Выполнение Продовольственной программы вплотную соприкоснулось с последствиями общей демографической ситуации. Мой родной Харовский район более-менее типичен в этом смысле для всего Северо-Запада, для всего Нечерноземья. Перед войной в районе (при той же территории) проживало 51,2 тысячи человек, а сейчас только 27,7 тысячи. Из этого числа городское население составляло соответственно 7,4 тысячи и 13,1 тысячи. Таким образом, число сельских работников сократилось за этот период без мала на тридцать тысяч. Вместе с ним сократились и площади обрабатываемой земли, хотя процесс механизации производства шел достаточно интенсивно.
Две войны — финская и Великая Отечественная — унесли из района тысячи мужского, как говорят ученые, самодеятельного, населения. Только из моего родного нынешнего колхоза «Родина», на землях которого в сорока трех деревнях жило до войны около шестисот семидесяти семей, ушло на войну и погибло на фронтах триста сорок мужчин. (Я не считаю здесь умерших от фронтовых ран вскоре после войны.) Чуть ли не каждая семья принесла свою жертву, в некоторые деревни не вернулось с войны ни одного мужчины…
Но процесс обезлюдения продолжался и после войны. Так, по переписи 1959 года в деревнях проживало 30,5 тысячи человек, а в 1982 году, как уже говорилось, всего лишь 14,6 тысячи.

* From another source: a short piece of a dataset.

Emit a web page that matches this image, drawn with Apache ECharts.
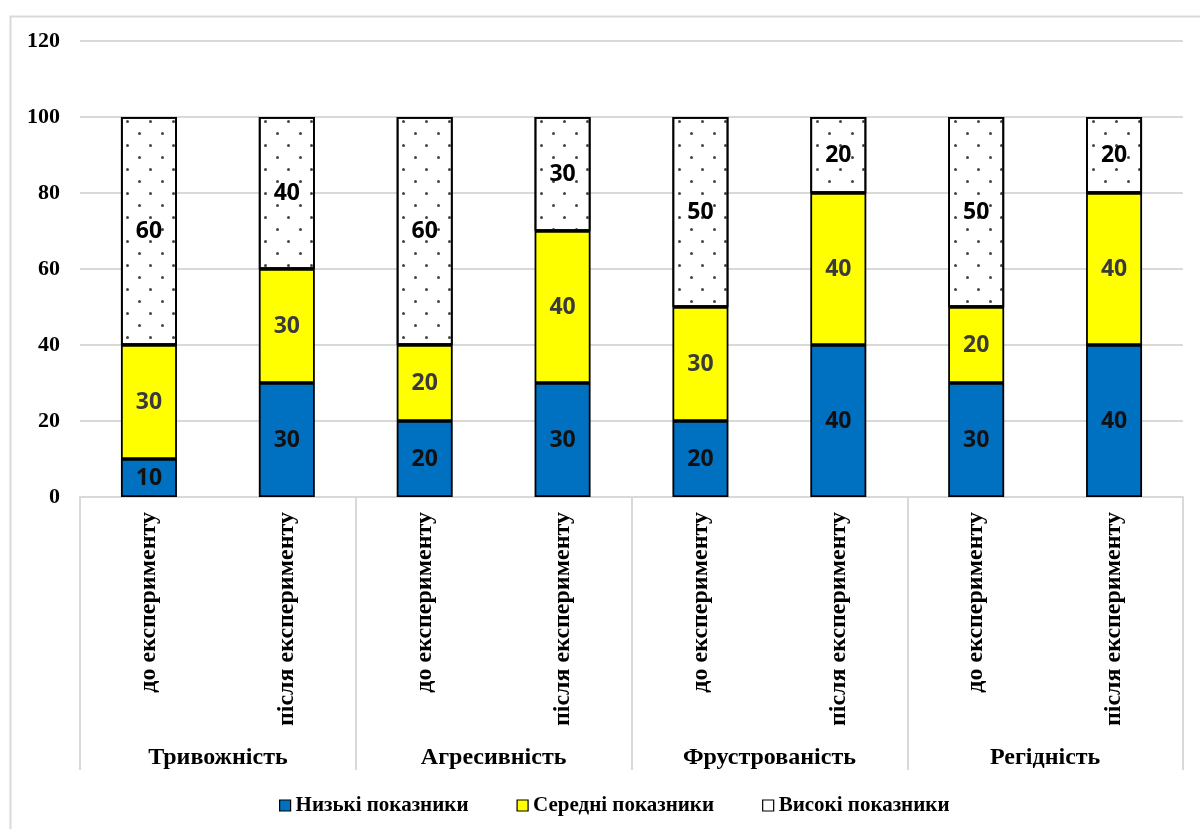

С 1950 года по настоящее время в районе исчезло с лица земли около ста деревень. Решающую роль во всем этом сыграло, на мой взгляд, не столько низкое экономическое положение тогдашних хозяйств, сколько административное их объединение, не оправданное местными условиями.
Сейчас из четырехсот тридцати трех оставшихся деревень обитаемыми остались только триста семьдесят восемь, а пятьдесят пять деревень брошены из-за бездорожья и пустуют.
С тем, кто считает подобный процесс прогрессивным, необходимо спорить и спорить. Причем опять же при помощи цифр и фактов. А факты — упрямая вещь. Клич на форсированную концентрацию производства уже не везде звучит так убедительно, как это было вначале. Многие хорошие руководители хозяйств убедились в его поспешности.